S. Korea slams Abe's offering to infamous shrine
SEOUL, Aug. 15 (Xnhua) -- South Korea's foreign ministry on Friday condemned the Japanese Prime Minister Shinzo Abe for sending an offering to the notorious Yasukuni Shrine, demanding Japanese politicians to confess their country's wartime crimes.
South Korea's foreign ministry spokesman Noh Kwang-il said in a statement that the government "cannot help deploring" Japanese politicians' visit to the shrine as it is a symbol of Japan's colonial rule and reflects the country's attempt to whitewash its wartime aggression.
Abe sent an offering to the Shrine through his aide Kouichi Hagiuda on Friday on the 69th anniversary of Japan's surrender in the World War II.
Earlier on Friday, two Japanese ministers of Abe's cabinet, Yoshitaka Shindo, Japanese internal affairs minister, and Chairman of Japan's National Public Safety Commission Keiji Furuya, also visited the controversial shrine.

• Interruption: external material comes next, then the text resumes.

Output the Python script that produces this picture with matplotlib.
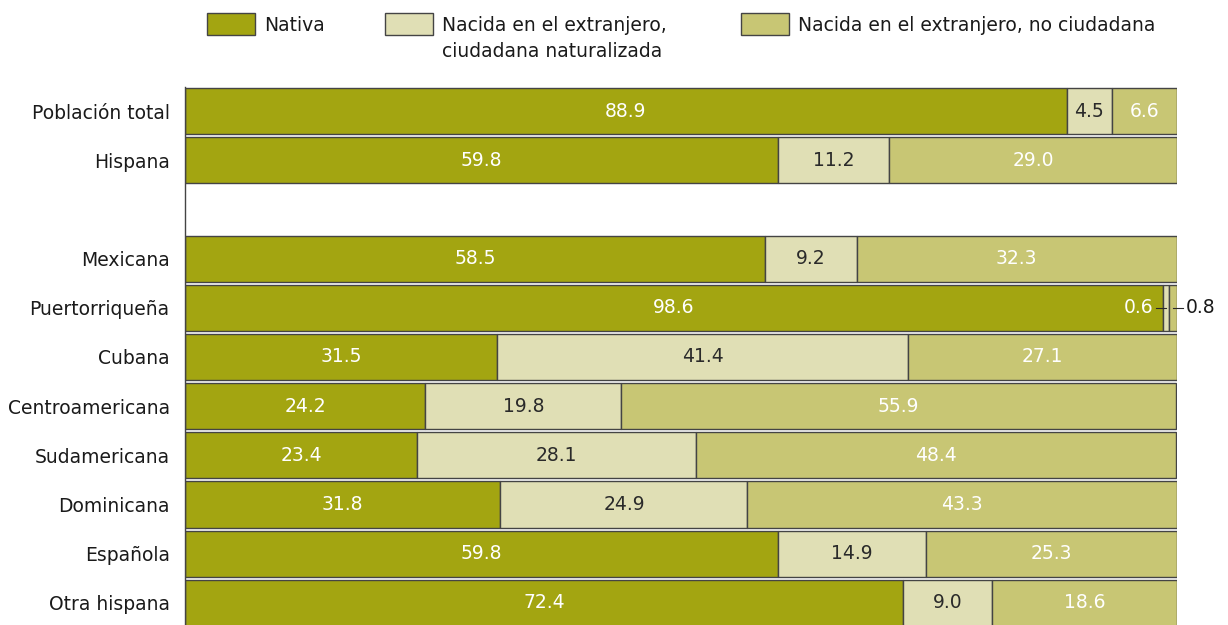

"Ties between South Korea and Japan cannot be improved thoroughly until Japanese politicians give up their historical revisionism and apologizing for the country's wartime crime," said South Korea's foreign ministry spokesman Noh Kwang-il in a statement.
He said the stable development of bilateral ties between Seoul and Tokyo was the common hope of citizens of both countries.
South Korean President Park Geun-hye on Friday also urged Japan to face up to the history, changing its erroneous understanding of history, especially on the sex slave issues, and showing its wisdom and determination for the new future with South Korea.
She made the remarks during her Liberation Day speech to celebrate the 69th anniversary of the peninsula's liberation from Japan's 35-year colonial rule.
Abe's visit to the Yasukuni shrine in December, 2013 stirred a wider range of condemnation and stern responses from Japan's neighboring countries, especially from China and South Korea.
Japan's relations with its neighboring countries, especially South Korea and China, have frayed not only for territorial disputes, but also due to the Yasukuni and "comfort women" issues, which are considered as a test stone to Japan's reflection on its wartime history.